The two ends of the bracket that supported the bottom of the stock fuel pump may be bent together to touch and support the new steel tube on each side.

For more industrious enthusiasts, greater efficiency may be gained by complete replacement of the short steel fuel line in the access lid and the tubing behind it. The original 90 degree fitting in the tank lid may be cut off and the hole enlarged and tapped to 1/4" pipe threads. Drill the bottom of the threaded part of a 1/4" x  3/8" 90 degree steel or brass fitting to a true 3/8". Tighten the new fitting into the threads of the lid, making sure to aim the new outlet in the preferred direction, and insert the 3/8" tube from the bottom and solder the assembly in place (both the fitting to the lid and the tube into the fitting.) Bend the tube and cut it to the proper length to locate the pick-up properly. Slip a washer with a 3/8" hole onto the tube, then bend the foot of the bracket to the sides of the tube (below the washer). The washer will now sit on the lower portion of the bracket. Solder it into position to support the new tube. The rest of the assembly is just as above. Using this method will permit the use of 3/8" high pressure fuel line directly from the lid to the intake end of the pump, as well as removing all potential restrictions.

Before looking at the parts involved with the in-line mount assembly, we'll take a look at a schematic that should make the entire operation a little clearer to those who have never done this before.


Next we'll have a look at the actual hardware necessary to do this installation.


All of the pictured components are available from local auto supplies and hardware stores.

The use of high pressure neoprene fuel line is necessary with any fuel injection system, so don't scrimp and buy the standard (and cheap) fuel line. The hose barbs will allow you to step from the 3/8" pump fittings to the 5/16" (I know they're metric) fuel lines.

The steel strap is for mounting the pump assembly under the car and it'll be pictured below.


The 2" PVC connector tube makes an excellent vibration and noise deadening material to house the pump in and it also makes mounting the pump to the 1" x 1/8" steel strap easy with the large hose clamps that come with it.

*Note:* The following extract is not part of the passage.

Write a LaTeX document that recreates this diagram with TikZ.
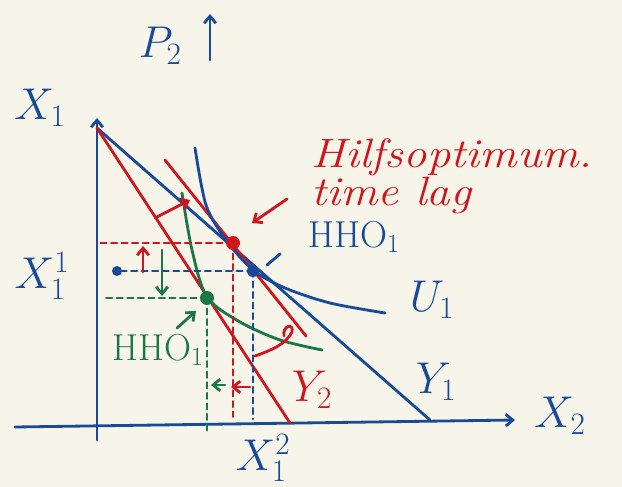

The best location for mounting the in-line fuel pump is beside the fuel tank. Most Hondas have an ideal space on the left side of the fuel tank for pump location, since this is the side where the gas filler is located. The mounting bracket should be attached in two places to the unibody, where the stock plastic shield is located. Self tapping screws will do the job nicely and it's relatively easy to fashion a cover for the entire area, once the install is complete.

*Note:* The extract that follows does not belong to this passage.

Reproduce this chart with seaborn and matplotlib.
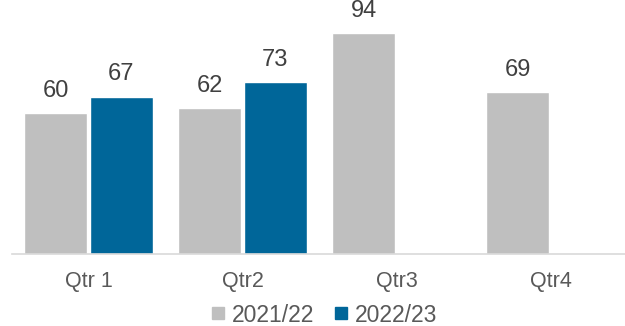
import numpy as np
import pandas as pd
import matplotlib
matplotlib.use("Agg")
import matplotlib.pyplot as plt
from matplotlib.lines import Line2D
import seaborn as sns

quarters = ["Qtr 1", "Qtr2", "Qtr3", "Qtr4"]
seasons = ["2021/22", "2022/23"]
values_2021_22 = [60, 62, 94, 69]
values_2022_23 = [67, 73, np.nan, np.nan]
colors = ["#bfbfbf", "#006699"]

df = pd.DataFrame({
    "quarter": quarters * 2,
    "season": [seasons[0]] * 4 + [seasons[1]] * 4,
    "value": values_2021_22 + values_2022_23,
})

sns.set_theme(style="white")
plt.rcParams["font.family"] = ["Liberation Sans", "DejaVu Sans"]

fig = plt.figure(figsize=(6.25, 3.26), dpi=100)
ax = fig.add_axes([11.5 / 625, 72 / 326, 616 / 625, 235 / 326])

sns.barplot(data=df, x="quarter", y="value", hue="season", order=quarters,
            hue_order=seasons, palette=colors, width=0.85, gap=0.035,
            saturation=1, ax=ax, legend=False, errorbar=None)

for cont in ax.containers:
    ax.bar_label(cont, fmt="%.0f", padding=8, fontsize=17, color="#404040")

ax.set_ylim(0, 100)
ax.set_xlim(-0.5, 3.5)
ax.set_xlabel("")
ax.set_ylabel("")
ax.set_yticks([])
ax.tick_params(axis="x", length=0, pad=12, labelsize=15.5, labelcolor="#595959")
for side in ["top", "left", "right"]:
    ax.spines[side].set_visible(False)
ax.spines["bottom"].set_color("#d9d9d9")
ax.spines["bottom"].set_linewidth(1.2)

handles = [Line2D([], [], marker="s", linestyle="none", markersize=9,
                  markerfacecolor=c, markeredgecolor=c) for c in colors]
fig.legend(handles, seasons, loc="center", bbox_to_anchor=(323.5 / 625, 1 - 315 / 326),
           ncol=2, frameon=False, fontsize=16.5, labelcolor="#595959",
           handlelength=0.7, handletextpad=0.25, columnspacing=0.8,
           borderaxespad=0, borderpad=0)

fig.savefig("out.png", dpi=100)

The stock Honda fuel pump wiring can be extended to reach the connections on the Bosch pump. It's easiest to route the wires through a small hole in the rubber surround where the fuel lines enter the car's interior on the left side under the rear seat. It's not necessary to dramatically increase the wire size, as the Bosch pump uses less current than the stock (or Walbro) fuel pump.


  In-Tank Installation (As Promised)

I'm starting off with a diagram of the stock pump assembly and I'll emphasize one more time that the proper component relationships must be maintained.


Now, I'm following up with a diagram showing the Bosch pump clamped to the bracket assy.


When mounting the Bosch pump in-tank, the stock steel return line will need to be reduced in length so it's terminated just above the pump, as the overall package size will be too large to pass through the hole in the tank. I recommend searching for hose clamps that have small diameter screw mechanisms, as fitment through the hole will be an issue.

You will need to saw the lower "foot" off the stock bracket because the new pump body is considerably longer. The stock pick-up will install over the inlet end of the pump once the tang is removed from the side. You'll also need to stuff a tissue into the pick-up and use a Dremel with a sanding drum to open-up the top to make it fit the OD of the pump inlet.

The stock wiring can be re-terminated and secured to the new posts. Insulation around the new terminations doesn't need to seal tight, since gasoline isn't a conductor

Prior to the final install of the assembly, making a silicon "O" ring around the neoprene tank gasket will be worthwhile, as it's a real bummer to bolt it all together only to find there's an air leak...especially after the rear seat's back in. (Wonder why we know about that???)

We've done installs on a couple dozen cars like this, so it can be done. I believe that once you've done it once, the job is relatively easy, but finding the combination on the first can be a trying experience, with only the knowledge that you'll never need to screw with it again as the reward.

Having done a few in-line installations during the past 4-5 months, I've concluded that the in-line mounting is quieter and it's a lot easier (to me).  I'm not sure what it'd take to make any of us do the in-tank install again, but it'd have to be real "special".

I'm going to follow this up with some quick in-tank instructions that I have provided a few enthusiasts, who have cursed a lot, but successfully accomplished the installation. I'll try to accumulate some pictures to show some of this in the real world setting, but we're not going to pull one out of a tank for pictures anytime soon...so it could be a while. Happy installation!

A. Shorten tube to allow new pump to fit as far upward as possible.  Leave enough room to slip neoprene "high pressure" fuel line on tube with hose clamp to tighten.

B. Out off bottom "foot" from bracket.  It's also possible that you'll need to shorten the return line tube.  We typically shorten it so it doesn't extend below teh first hose clamp that retains the pump.

Use some rings to attach the wiring to the pumps.  I recommend that the large clamp which attach the pump to the bracket use the smallest tightening screws you can find.  You should be able to insert the complete pump/plate/pick-up assembly into the tank.  You (might) need to bend some of the internal baffling to make it fit.